Prospects and Conclusions
France aims to de-escalate tensions with Russia caused by the illegal annexation of Crimea. Unlike his two pro-Atlantic predecessors, Macron’s priority is to restore ancient France’s status as “power of counterweight”, balancing between China, Russia and the United States. Although its interests are jeopardised by Russian expansion in Africa, France tries to avoid emphasising this or showing a reaction to it. France tries instead to step up its economic and social engagement, by offering a distinct model of cooperation.

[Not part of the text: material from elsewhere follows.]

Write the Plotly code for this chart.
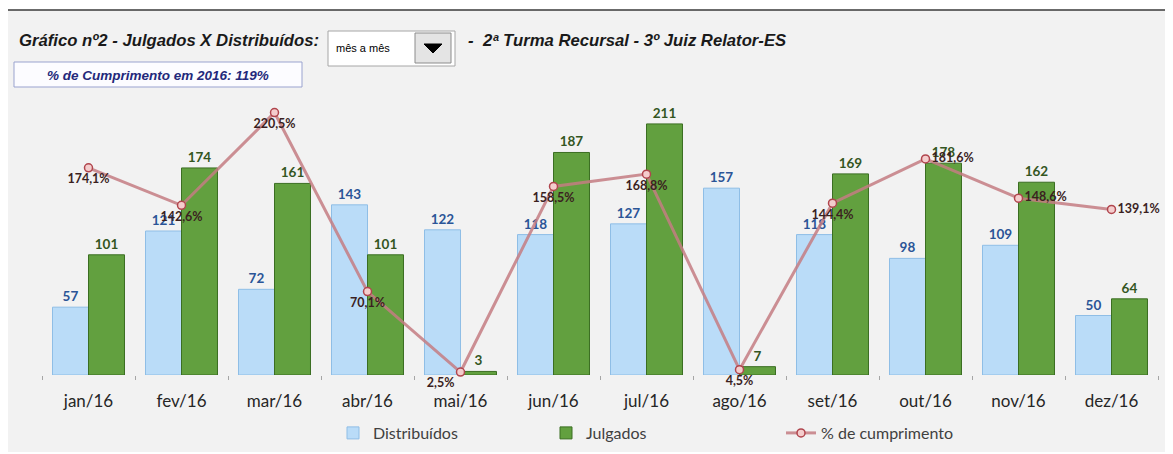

At the same time, France aims to internationalise the military presence in Africa. Poland could be asked to participate in an operation in the Sahel. By contrast, no increased presence of France on the Eastern NATO or EU border should be expected. French leaders and analysts seem to agree that Russia intensified its engagement in Africa as a result of Western sanctions. This leads them to conclude that the sanctions should be eased to facilitate detente with Russia in Europe. This approach discourages the Eastern Europeans states from engagement in the Sahel.
Russian actions in Africa are aligned with the country’s general tactic to penetrate those places in Europe’s neighbourhood where the European presence diminishes. The French decision to wait it out could be perceived by Russia as proof of weakness and encouragement to further actions. Instead of easing sanctions against Russia, tightening them be advisable to decrease its destabilising potential.